When it comes to his signature 2016 campaign promise, President Donald Trump is keeping it in the family. The president has reportedly put his son-in-law, Jared Kushner, in charge of overseeing construction on a border wall. Trump has set an ambitious agenda to build 450 miles of new barriers along the U.S.-Mexico border by the end of 2020. Now, Kushner is handling the tricky details like how and where to allocate funding, choosing contractors to do the building, and dealing with the acquisition of private land that is necessary for much of the wall.
So far, the Trump administration has completed 83 miles of new border barriers, according to Customs and Border Protection (CBP). The slow progress has frustrated some border security advocates and Trump supporters, but other GOP leaders see this deliberate process as a positive thing. "(Putting Kushner in charge) means that Trump is willing to take his time on this and do his due diligence...these are real estate moguls---they know what they're doing, they've acquired property before, and they know how to make it happen," says Andy Hogue with the Travis County Republican Party. "If this were taken care of in one fell swoop back in 2017, we'd have a lot of the wall constructed, but there would be a greater cost, and more property taken without due process being considered."

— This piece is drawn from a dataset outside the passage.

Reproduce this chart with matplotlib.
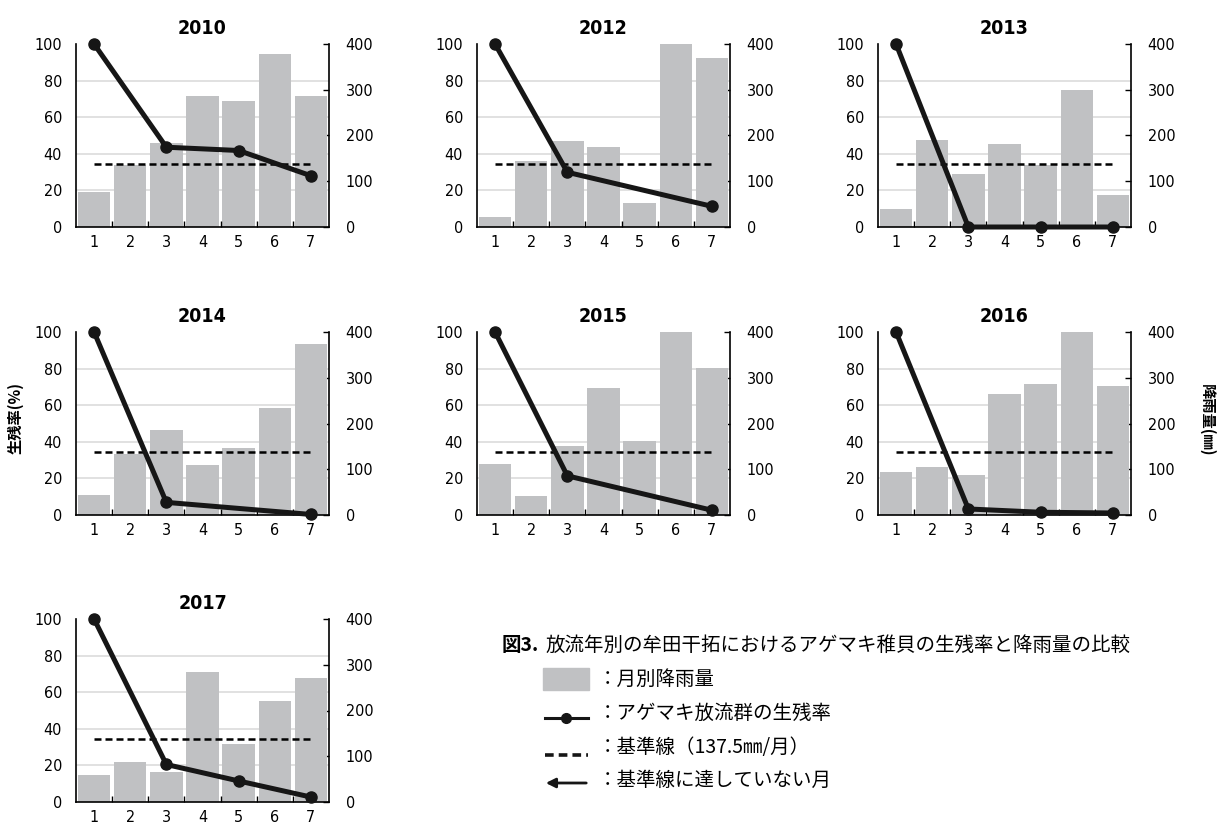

The issue of land acquisition is a particularly thorny one, with more than 800 pieces of private property needed to complete the wall. "To save money in the long run, they have to make sure the property acquisition is done correctly," says Hogue. "There could be lawsuits several decades in length over property acquisition rights."
Beyond all of the logistical issues, Hogue believes the slower building process actually helps the president politically. "The longer this goes on, the longer Trump can say I'm building the wall, and with some progress to show for it that can actually help in 2020," he says.